Being vs. being??

Tagged:

My experience in reading "Homo Sacer" was, to put it mildly, a frustrating one. Nevertheless, I pushed through, and for the most part, I ultimately understood most of concepts. He certainly has a knack for repeating his arguments. I can say with great confidence that the homo sacer may be killed but not sacrificed. However, I am still confused by the "Being vs. being." The capital letters always throw me off and this is no exception. On page 59, he writes, "That Being abandons the being means: Being dissimulates itself in the being-manifest of the being. And Being itself becomes essentially determined as this withdrawing self-dissimulation." Considering I don't know what the difference betwen Being adn being is, this statement is difficult (no, impossible) for me to grasp. In the paragraph prior, Agamben refers to the Being as "something" and the being as "something else." As descriptive as this may be for some, it means nothing to me. Help, please? What is a Being and how is it not the same as being?

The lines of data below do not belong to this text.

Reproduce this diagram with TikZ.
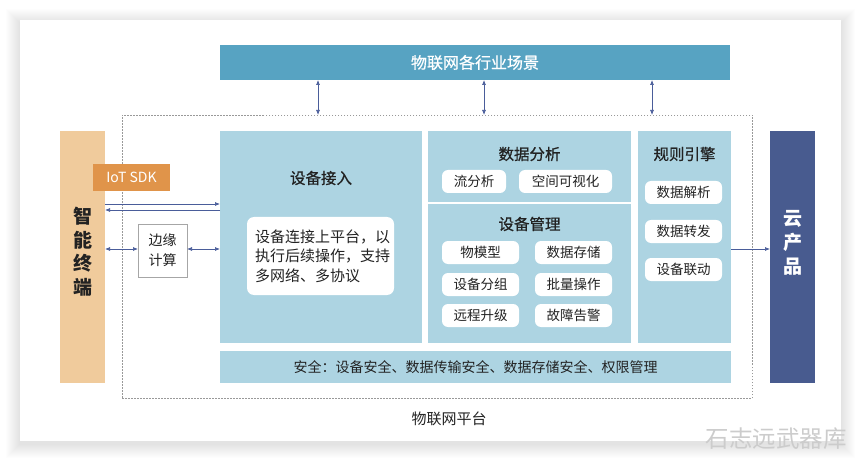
\documentclass[tikz,border=0pt]{standalone}
\usepackage{fontspec}
\setmainfont{Noto Sans CJK SC}
\newfontfamily\ttlfont{Noto Sans CJK SC}[FakeBold=0.7]
\usetikzlibrary{arrows.meta}
\definecolor{bannerc}{HTML}{57A3C2}
\definecolor{panelc}{HTML}{ADD4E2}
\definecolor{termc}{HTML}{F0CB9C}
\definecolor{sdkc}{HTML}{E0944A}
\definecolor{cloudc}{HTML}{485B8F}
\definecolor{arrc}{HTML}{4A5D9A}
\definecolor{txtc}{HTML}{222222}
\tikzset{
  box/.style={anchor=north west, inner sep=0pt, outer sep=0pt},
  panel/.style={box, fill=panelc},
  pill/.style={box, fill=white, rounded corners=6pt, minimum height=23pt, text=txtc, font=\fontsize{13.5}{16}\selectfont},
  ttl/.style={text=txtc, font=\ttlfont\fontsize{15.5}{18}\selectfont, inner sep=0pt},
  arr/.style={draw=arrc, line width=0.7pt, -{Latex[length=5pt,width=4pt]}},
  darr/.style={draw=arrc, line width=0.7pt, {Latex[length=5pt,width=4pt]}-{Latex[length=5pt,width=4pt]}},
}
\begin{document}
\begin{tikzpicture}[x=1pt,y=-1pt]
\useasboundingbox (0,0) rectangle (861,462);
\fill[white] (0,0) rectangle (861,462);
\foreach \i in {1,...,14}
  \fill[black,opacity=0.006] (20-\i,20-\i+3) rectangle (841+\i,441+\i+3);
\fill[white] (20,20) rectangle (841,441);

% helper coordinates
\coordinate (x318) at (318,0);
\coordinate (x484) at (484,0);
\coordinate (x652) at (652,0);
\coordinate (y204) at (0,204);
\coordinate (y210) at (0,210);
\coordinate (y249) at (0,249);

% top banner
\node[box, fill=bannerc, minimum width=510pt, minimum height=35pt, text=white,
      font=\ttlfont\fontsize{16}{18}\selectfont] (banner) at (220,45) {物联网各行业场景};

% platform dashed frame
\node[box, draw=gray!80, dash pattern=on 1.5pt off 1.5pt, line width=0.7pt,
      minimum width=630pt, minimum height=283pt] (platform) at (122,115) {};
\node[text=txtc, font=\fontsize{15}{18}\selectfont, inner sep=0pt] (platlabel) at (449,419) {物联网平台};

% banner arrows
\draw[darr] (banner.south -| x318) -- (platform.north -| x318);
\draw[darr] (banner.south -| x484) -- (platform.north -| x484);
\draw[darr] (banner.south -| x652) -- (platform.north -| x652);

% smart terminal column
\node[box, fill=termc, minimum width=45pt, minimum height=252pt] (term) at (60,131) {};
\node[align=center, text=txtc, font=\fontsize{19}{23.5}\selectfont\bfseries, inner sep=0pt] (termlabel) at (82.5,251.5) {智\\能\\终\\端};
\node[box, fill=sdkc, minimum width=77pt, minimum height=27pt, text=white,
      font=\fontsize{14}{16}\selectfont] (sdk) at (93,164) {IoT SDK};

% edge computing
\node[box, fill=white, draw=gray!70, line width=0.6pt, minimum width=49pt, minimum height=53pt,
      align=center, text=txtc, font=\fontsize{14}{20}\selectfont] (edge) at (138,224) {边缘\\计算};

% device access panel
\node[panel, minimum width=202pt, minimum height=212pt] (access) at (220,131) {};
\node[ttl] (accesst) at (321,178) {设备接入};
\node[box, fill=white, rounded corners=7pt, minimum width=147pt, minimum height=78pt] (accessbox) at (247,217) {};
\node[anchor=west, align=left, inner sep=0pt, text=txtc, font=\fontsize{15}{19.5}\selectfont] (accesstext) at (255,256)
  {设备连接上平台，以\\执行后续操作，支持\\多网络、多协议};

% arrows terminal <-> access
\draw[arr] (term.east |- y204) -- (access.west |- y204);
\draw[arr] (access.west |- y210) -- (term.east |- y210);
\draw[darr] (term.east |- y249) -- (edge.west |- y249);
\draw[darr] (edge.east |- y249) -- (access.west |- y249);

% data analysis panel
\node[panel, minimum width=203pt, minimum height=71pt] (analysis) at (428,131) {};
\node[ttl] (analysist) at (529.5,154) {数据分析};
\node[pill, minimum width=64pt] (p1) at (442,170) {流分析};
\node[pill, minimum width=93pt] (p2) at (519,170) {空间可视化};

% device management panel
\node[panel, minimum width=203pt, minimum height=139pt] (mgmt) at (428,204) {};
\node[ttl] (mgmtt) at (529.5,224) {设备管理};
\node[pill, minimum width=77pt] (m1) at (442,241) {物模型};
\node[pill, minimum width=77pt] (m2) at (535,241) {数据存储};
\node[pill, minimum width=77pt] (m3) at (442,273) {设备分组};
\node[pill, minimum width=77pt] (m4) at (535,273) {批量操作};
\node[pill, minimum width=77pt] (m5) at (442,304) {远程升级};
\node[pill, minimum width=77pt] (m6) at (535,304) {故障告警};

% rule engine panel
\node[panel, minimum width=93pt, minimum height=212pt] (rules) at (638,131) {};
\node[ttl] (rulest) at (684.5,154) {规则引擎};
\node[pill, minimum width=77pt] (r1) at (645,181) {数据解析};
\node[pill, minimum width=77pt] (r2) at (645,220) {数据转发};
\node[pill, minimum width=77pt] (r3) at (645,258) {设备联动};

% security bar
\node[panel, minimum width=511pt, minimum height=32pt, text=txtc,
      font=\fontsize{14}{16}\selectfont] (security) at (220,351) {安全：设备安全、数据传输安全、数据存储安全、权限管理};

% cloud products
\node[box, fill=cloudc, minimum width=45pt, minimum height=252pt] (cloud) at (770,131) {};
\node[align=center, text=white, font=\fontsize{19}{24}\selectfont\bfseries, inner sep=0pt] (cloudlabel) at (792.5,243) {云\\产\\品};
\draw[arr] (rules.east |- y249) -- (cloud.west |- y249);

% watermark
\node[text=gray!40, font=\fontsize{23.5}{25}\selectfont, inner sep=0pt] (wm) at (776,439) {石志远武器库};
\end{tikzpicture}
\end{document}
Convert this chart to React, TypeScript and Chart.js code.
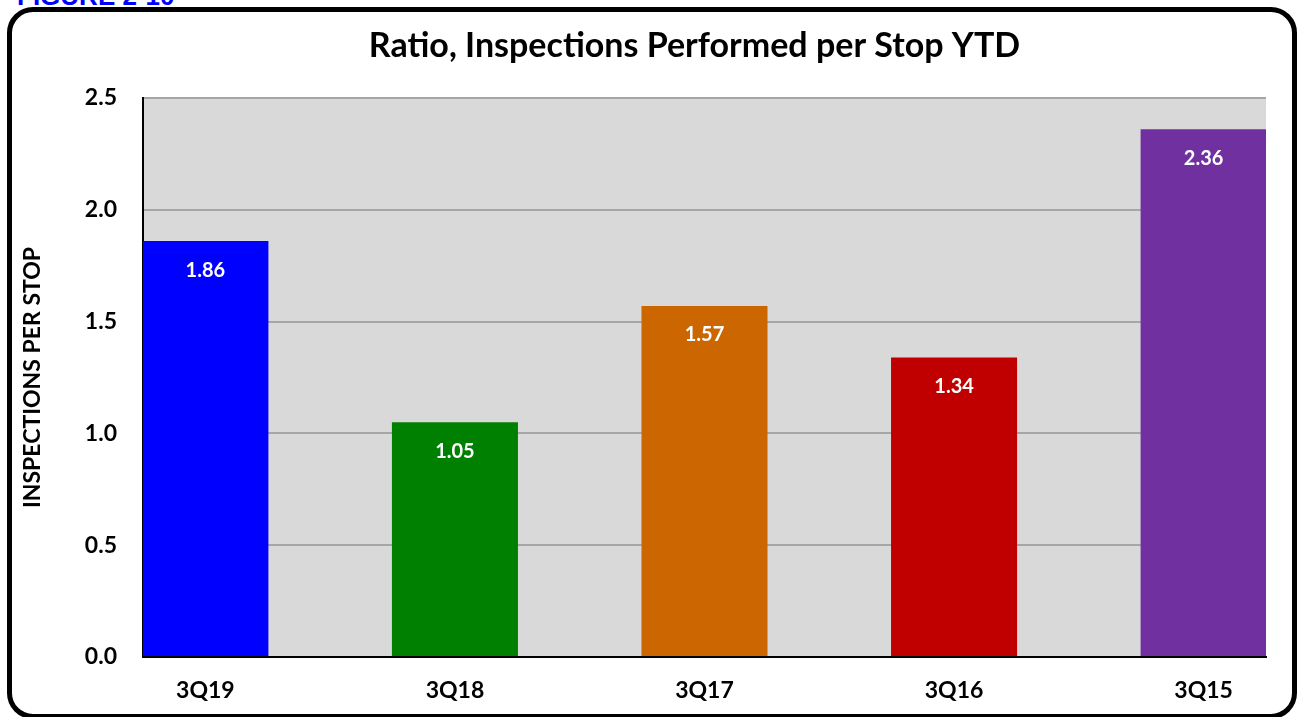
import React, { useEffect, useRef } from "react";
import { Chart, registerables } from "chart.js";

Chart.register(...registerables);

const categories = ["3Q19", "3Q18", "3Q17", "3Q16", "3Q15"];
const values = [1.86, 1.05, 1.57, 1.34, 2.36];
const barColors = ["#0000FF", "#008000", "#CC6600", "#C00000", "#7030A0"];
const yTickValues = [0, 0.5, 1.0, 1.5, 2.0, 2.5];
const chartTitle = "Ratio, Inspections Performed per Stop YTD";
const yAxisTitle = "INSPECTIONS PER STOP";
const figureLabel = "FIGURE 2-10";

const FONT = "Lato, 'Open Sans', sans-serif";

const plotBackground = {
  id: "plotBackground",
  beforeDraw(chart: any) {
    const { ctx, chartArea } = chart;
    ctx.save();
    ctx.fillStyle = "#D9D9D9";
    ctx.fillRect(chartArea.left, chartArea.top, chartArea.right - chartArea.left, chartArea.bottom - chartArea.top);
    ctx.restore();
  },
};

const chartTitlePlugin = {
  id: "chartTitlePlugin",
  afterDraw(chart: any) {
    const { ctx, chartArea } = chart;
    ctx.save();
    ctx.fillStyle = "#000000";
    ctx.font = `bold 34px ${FONT}`;
    ctx.textAlign = "center";
    ctx.textBaseline = "middle";
    ctx.fillText(chartTitle, (chartArea.left + chartArea.right) / 2 - 10, 46);
    ctx.restore();
  },
};

const barValueLabels = {
  id: "barValueLabels",
  afterDatasetsDraw(chart: any) {
    const { ctx } = chart;
    const meta = chart.getDatasetMeta(0);
    ctx.save();
    ctx.fillStyle = "#FFFFFF";
    ctx.font = `bold 20px ${FONT}`;
    ctx.textAlign = "center";
    ctx.textBaseline = "middle";
    meta.data.forEach((bar: any, i: number) => {
      ctx.fillText(values[i].toFixed(2), bar.x, bar.y + 29);
    });
    ctx.restore();
  },
};

export default function App() {
  const canvasRef = useRef<HTMLCanvasElement | null>(null);

  useEffect(() => {
    if (!canvasRef.current) return;
    const chart = new Chart(canvasRef.current, {
      type: "bar",
      data: {
        datasets: [
          {
            data: values.map((v, i) => ({ x: i, y: v })),
            backgroundColor: barColors,
            borderWidth: 0,
            barPercentage: 0.505,
            categoryPercentage: 1,
          },
        ],
      },
      options: {
        animation: false,
        responsive: false,
        layout: { padding: { left: 0, right: 33, top: 98, bottom: 0 } },
        plugins: {
          legend: { display: false },
          tooltip: { enabled: false },
          title: { display: false },
        },
        scales: {
          x: {
            type: "linear",
            offset: false,
            min: -0.25,
            max: 4.25,
            afterBuildTicks(scale: any) {
              scale.ticks = categories.map((_, i) => ({ value: i }));
            },
            afterFit(scale: any) {
              scale.height = 60;
            },
            grid: { display: false, drawTicks: false, offset: false },
            border: { display: true, color: "#000000", width: 2 },
            ticks: {
              autoSkip: false,
              maxRotation: 0,
              padding: 20,
              color: "#000000",
              font: { family: FONT, size: 23, weight: "bold" },
              callback: (v: any) => categories[v as number] ?? "",
            },
          },
          y: {
            min: 0,
            max: 2.5,
            afterBuildTicks(scale: any) {
              scale.ticks = yTickValues.map((v) => ({ value: v }));
            },
            afterFit(scale: any) {
              scale.width = 143;
            },
            grid: { color: "#A6A6A6", lineWidth: 2, drawTicks: false },
            border: { display: true, color: "#000000", width: 2 },
            ticks: {
              padding: 26,
              color: "#000000",
              font: { family: FONT, size: 23, weight: "bold" },
              callback: (v: any) => Number(v).toFixed(1),
            },
            title: {
              display: true,
              text: yAxisTitle,
              color: "#000000",
              font: { family: FONT, size: 23, weight: "bold" },
              padding: { top: 19, bottom: 0 },
            },
          },
        },
      },
      plugins: [plotBackground, barValueLabels, chartTitlePlugin],
    } as any);
    return () => chart.destroy();
  }, []);

  return (
    <div style={{ position: "absolute", left: 0, top: 0, width: 1299, height: 717, overflow: "hidden", background: "#FFFFFF" }}>
      <div
        style={{
          position: "absolute",
          left: 17,
          top: -17,
          fontFamily: "'Liberation Sans', Arial, sans-serif",
          fontWeight: "bold",
          fontSize: 26,
          lineHeight: "26px",
          color: "#0000FF",
          whiteSpace: "nowrap",
        }}
      >
        {figureLabel}
      </div>
      <div
        style={{
          position: "absolute",
          left: 7,
          top: 7,
          width: 1290,
          height: 712,
          boxSizing: "border-box",
          border: "5px solid #000000",
          borderRadius: 26,
        }}
      />
      <canvas ref={canvasRef} width={1299} height={717} style={{ position: "absolute", left: 0, top: 0 }} />
    </div>
  );
}
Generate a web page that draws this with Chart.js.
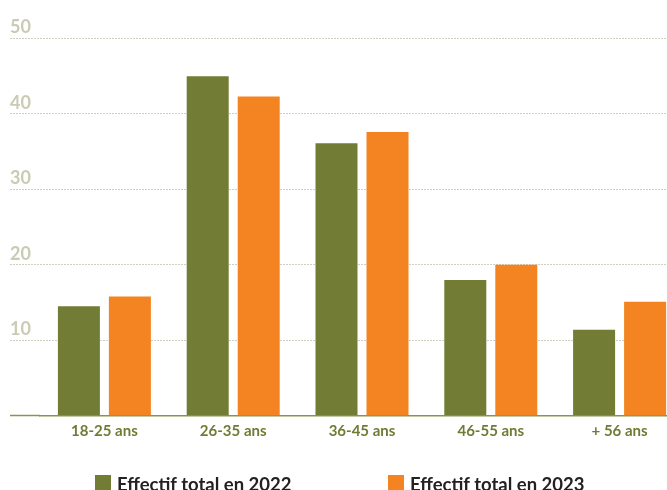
<!DOCTYPE html>
<html>
<head>
<meta charset="utf-8">
<script src="https://cdn.jsdelivr.net/npm/chart.js@4"></script>
<style>
  html, body { margin: 0; padding: 0; background: #ffffff; }
  #wrap { position: relative; width: 667px; height: 490px; overflow: hidden; }
  #c { position: absolute; left: 0; top: 0; }
  .leg { position: absolute; top: 473px; font-family: Lato, "Noto Sans", sans-serif; font-weight: 700;
         font-size: 18.5px; color: #222; line-height: 22px; white-space: nowrap; }
  .leg span.box { position: absolute; left: 0; top: 2px; width: 16px; height: 16px; }
  .leg span.txt { position: absolute; left: 22px; top: 0; }
</style>
</head>
<body>
<div id="wrap">
  <canvas id="c" width="700" height="490"></canvas>
  <div id="legend"></div>
</div>
<script>
const categories = ['18-25 ans', '26-35 ans', '36-45 ans', '46-55 ans', '+ 56 ans'];
const series2022 = [14.5, 45.0, 36.1, 18.0, 11.4];
const series2023 = [15.8, 42.3, 37.6, 20.0, 15.1];
const seriesLabels = ['Effectif total en 2022', 'Effectif total en 2023'];
const yTicks = [0, 10, 20, 30, 40, 50];

const GREEN = '#737c34';
const ORANGE = '#f38421';
const GRID = '#cfcfbf';
const BASE = '#8a9452';

const chart = new Chart(document.getElementById('c'), {
  type: 'bar',
  data: {
    labels: categories,
    datasets: [
      { label: seriesLabels[0], data: series2022, backgroundColor: GREEN, borderWidth: 0,
        categoryPercentage: 0.792, barPercentage: 0.8235 },
      { label: seriesLabels[1], data: series2023, backgroundColor: ORANGE, borderWidth: 0,
        categoryPercentage: 0.792, barPercentage: 0.8235 }
    ]
  },
  options: {
    responsive: false,
    devicePixelRatio: 1,
    animation: false,
    layout: { padding: { left: 10, right: 16, top: 38.5, bottom: 34.3 } },
    plugins: { legend: { display: false }, tooltip: { enabled: false } },
    scales: {
      x: {
        grid: { display: false, drawTicks: false },
        border: { display: true, color: BASE, width: 1.5 },
        ticks: { color: '#6e7c34', font: { family: 'Lato', weight: '700', size: 15 }, padding: 6 },
        afterFit: (s) => { s.height = 40; }
      },
      y: {
        min: 0, max: 50,
        afterBuildTicks: (s) => { s.ticks = yTicks.map(v => ({ value: v })); },
        grid: {
          color: (ctx) => ctx.tick && ctx.tick.value === 0 ? 'rgba(0,0,0,0)' : GRID,
          lineWidth: 1,
          drawTicks: true,
          tickLength: 30,
          tickColor: (ctx) => ctx.tick && ctx.tick.value === 0 ? BASE : GRID,
          tickWidth: (ctx) => ctx.tick && ctx.tick.value === 0 ? 1.5 : 1,
          tickBorderDash: (ctx) => ctx.tick && ctx.tick.value === 0 ? [] : [2, 1]
        },
        border: { display: false, dash: [2, 1] },
        ticks: {
          crossAlign: 'far',
          padding: 0,
          labelOffset: -11,
          color: '#cacbb4',
          font: { family: 'Lato', weight: '700', size: 18 },
          callback: (v) => v === 0 ? '' : String(v)
        },
        afterFit: (s) => { s.width = 30; }
      }
    }
  }
});

// HTML legend built from the datasets
const legendPos = [95, 388];
const legendEl = document.getElementById('legend');
chart.data.datasets.forEach((ds, i) => {
  const item = document.createElement('div');
  item.className = 'leg';
  item.style.left = legendPos[i] + 'px';
  item.innerHTML = '<span class="box" style="background:' + ds.backgroundColor + '"></span><span class="txt">' + ds.label + '</span>';
  legendEl.appendChild(item);
});
</script>
</body>
</html>
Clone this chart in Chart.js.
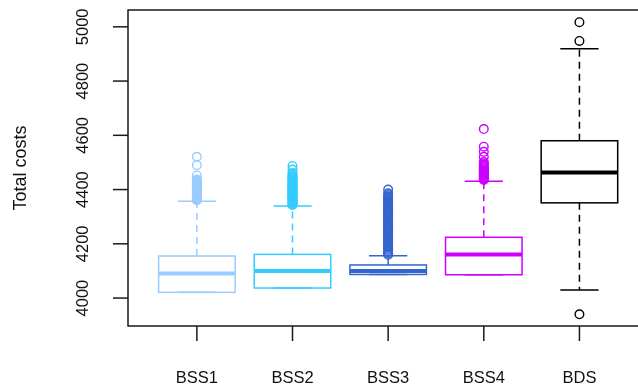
<!DOCTYPE html>
<html>
<head>
<meta charset="utf-8">
<script src="https://cdn.jsdelivr.net/npm/chart.js@4/dist/chart.umd.min.js"></script>
<style>
  html, body { margin: 0; padding: 0; background: #fff; width: 638px; height: 391px; overflow: hidden; }
  #wrap { width: 654px; height: 391px; position: relative; }
</style>
</head>
<body>
<div id="wrap"><canvas id="c" width="654" height="391"></canvas></div>
<script>
// Box plot of total costs per strategy
const categories = ['BSS1', 'BSS2', 'BSS3', 'BSS4', 'BDS'];
const colors = ['#99CCFF', '#33CCFF', '#3366CC', '#CC00FF', '#000000'];

const lowerWhisker = [4021, 4037, 4087, 4086, 4030];
const q1           = [4021, 4037, 4087, 4086, 4351];
const medians      = [4091, 4100, 4100, 4161, 4463];
const q3           = [4155, 4161, 4122, 4224, 4580];
const upperWhisker = [4357, 4339, 4156, 4431, 4919];

const outliersBSS1 = [4361, 4363, 4366, 4368, 4371, 4374, 4377, 4379, 4382, 4385, 4388, 4391,
  4394, 4397, 4400, 4403, 4406, 4409, 4412, 4415, 4418, 4421, 4424, 4428, 4431, 4434, 4437,
  4452, 4490, 4521];
const outliersBSS2 = [4343, 4346, 4349, 4352, 4355, 4358, 4361, 4364, 4367, 4370, 4373, 4376,
  4379, 4382, 4385, 4388, 4391, 4394, 4397, 4400, 4403, 4406, 4409, 4412, 4415, 4418, 4421,
  4424, 4427, 4431, 4434, 4438, 4442, 4446, 4450, 4455, 4461, 4474, 4487];
const outliersBSS3 = [4160, 4164, 4169, 4173, 4178, 4182, 4187, 4191, 4196, 4200, 4205, 4209,
  4214, 4218, 4223, 4227, 4232, 4236, 4241, 4245, 4250, 4254, 4259, 4263, 4268, 4272, 4277,
  4281, 4286, 4290, 4295, 4299, 4304, 4308, 4313, 4317, 4322, 4326, 4331, 4335, 4340, 4344,
  4349, 4353, 4358, 4363, 4368, 4374, 4380, 4386, 4400];
const outliersBSS4 = [4435, 4438, 4441, 4444, 4447, 4450, 4453, 4456, 4459, 4462, 4465, 4468,
  4471, 4475, 4479, 4483, 4487, 4491, 4497, 4502, 4521, 4539, 4558, 4623];
const outliersBDS = [3940, 4948, 5017];
const outliers = [outliersBSS1, outliersBSS2, outliersBSS3, outliersBSS4, outliersBDS];

const yTicks = [4000, 4200, 4400, 4600, 4800, 5000];
const yTitle = 'Total costs';

const FONT = '"Liberation Sans", Arial, sans-serif';

const boxplotPlugin = {
  id: 'rBoxplot',
  beforeDatasetsDraw(chart) {
    const { ctx, chartArea: a, scales: { x, y } } = chart;
    ctx.save();
    ctx.lineCap = 'butt';

    // frame
    ctx.strokeStyle = '#1a1a1a';
    ctx.lineWidth = 1.5;
    ctx.strokeRect(a.left, a.top, a.right - a.left, a.bottom - a.top);

    // y axis ticks and labels
    ctx.fillStyle = '#111';
    ctx.font = '16.5px ' + FONT;
    yTicks.forEach(v => {
      const py = y.getPixelForValue(v);
      ctx.beginPath();
      ctx.moveTo(a.left - 15, py);
      ctx.lineTo(a.left, py);
      ctx.stroke();
      ctx.save();
      ctx.translate(a.left - 44.5, py);
      ctx.rotate(-Math.PI / 2);
      ctx.textAlign = 'center';
      ctx.textBaseline = 'middle';
      ctx.fillText(String(v), 0, 0);
      ctx.restore();
    });

    // y axis title
    ctx.save();
    ctx.font = '18px ' + FONT;
    ctx.translate(21, (a.top + a.bottom) / 2);
    ctx.rotate(-Math.PI / 2);
    ctx.textAlign = 'center';
    ctx.textBaseline = 'middle';
    ctx.fillText(yTitle, 0, 0);
    ctx.restore();

    // x axis ticks and labels
    categories.forEach((c, i) => {
      const px = x.getPixelForValue(i + 1);
      ctx.beginPath();
      ctx.moveTo(px, a.bottom);
      ctx.lineTo(px, a.bottom + 15);
      ctx.stroke();
      ctx.textAlign = 'center';
      ctx.textBaseline = 'middle';
      ctx.fillText(c, px, a.bottom + 52);
    });

    // boxes, whiskers, staples, medians
    categories.forEach((c, i) => {
      const xc = x.getPixelForValue(i + 1);
      const half = x.getPixelForValue(i + 1.4) - xc;
      const yLo = y.getPixelForValue(lowerWhisker[i]);
      const yQ1 = y.getPixelForValue(q1[i]);
      const yMed = y.getPixelForValue(medians[i]);
      const yQ3 = y.getPixelForValue(q3[i]);
      const yHi = y.getPixelForValue(upperWhisker[i]);
      ctx.strokeStyle = colors[i];

      // dashed whiskers
      ctx.lineWidth = 1.5;
      ctx.setLineDash([7, 5]);
      ctx.beginPath();
      ctx.moveTo(xc, yQ3); ctx.lineTo(xc, yHi);
      ctx.moveTo(xc, yQ1); ctx.lineTo(xc, yLo);
      ctx.stroke();
      ctx.setLineDash([]);

      // staples
      ctx.beginPath();
      ctx.moveTo(xc - half / 2, yHi); ctx.lineTo(xc + half / 2, yHi);
      ctx.moveTo(xc - half / 2, yLo); ctx.lineTo(xc + half / 2, yLo);
      ctx.stroke();

      // box
      ctx.strokeRect(xc - half, yQ3, 2 * half, yQ1 - yQ3);

      // median
      ctx.lineWidth = 4;
      ctx.beginPath();
      ctx.moveTo(xc - half, yMed); ctx.lineTo(xc + half, yMed);
      ctx.stroke();
    });
    ctx.restore();
  }
};

new Chart(document.getElementById('c'), {
  type: 'scatter',
  data: {
    datasets: categories.map((c, i) => ({
      label: c,
      data: outliers[i].map(v => ({ x: i + 1, y: v })),
      pointRadius: 4.3,
      pointHoverRadius: 4.3,
      pointBorderWidth: 1.4,
      pointBackgroundColor: 'rgba(0,0,0,0)',
      pointBorderColor: colors[i],
      clip: false
    }))
  },
  options: {
    responsive: false,
    animation: false,
    events: [],
    layout: { padding: { left: 128, right: 3, top: 10, bottom: 65 } },
    plugins: { legend: { display: false }, tooltip: { enabled: false } },
    scales: {
      x: { type: 'linear', min: 0.28, max: 5.72, display: false },
      y: { type: 'linear', min: 3897, max: 5062, display: false }
    }
  },
  plugins: [boxplotPlugin]
});
</script>
</body>
</html>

What's awesome about this post is that the blog is formatted in such a way that subject lines can't have capital letters.

--Guattari Hero

Part of the reason for this passage's impenetrability is that it is Agamben/Heidegger's attempt to think outside the form of relation. beings are entities, basically anything you can point to and say that 'it is' - the chair is a being, I am a being, etc. When Agamben writes 'Being' he means something like 'pure' Being, in the sense that it is pure existence independent of reference to any being. Being is very hard to write about without sounding silly and Dr. Seuss-ish. One way of thinking about it would be that 'Being' is what is opposed to 'nothing' in the question 'why is there something rather than nothing?' Another way would be to think about beings participating in Being - 'the chair is in Being.'

'Being dissimulates itself in the being-manifest of the being' refers to the impossibility of saying much of anything about Being without recourse to beings. The presence of beings, their 'being-manifest', masks Being in the sense that we experience Being as so many beings - tools ready for use, food to be eaten, objects of calculation, etc - in a 'can't see the forest for the trees' kind of way, although this isn't really accurate because Being isn't the sum of beings. Being, then, *is* this form of abandonment (abandonment to calculation, use), in the same way, Agamben wants to say, that sovereignty *is* the ban.

The challenge then becomes to think this ban not simply in terms of a relation - Being abandons the being to calculation - but abandoment as such - Being is the abandonment of being... Exactly what this means is hard to say, and I'm not totally comfortable my explanation in this last paragraph of the non-relational nature of abandonment, so if anybody has insight into this it would be appreciated.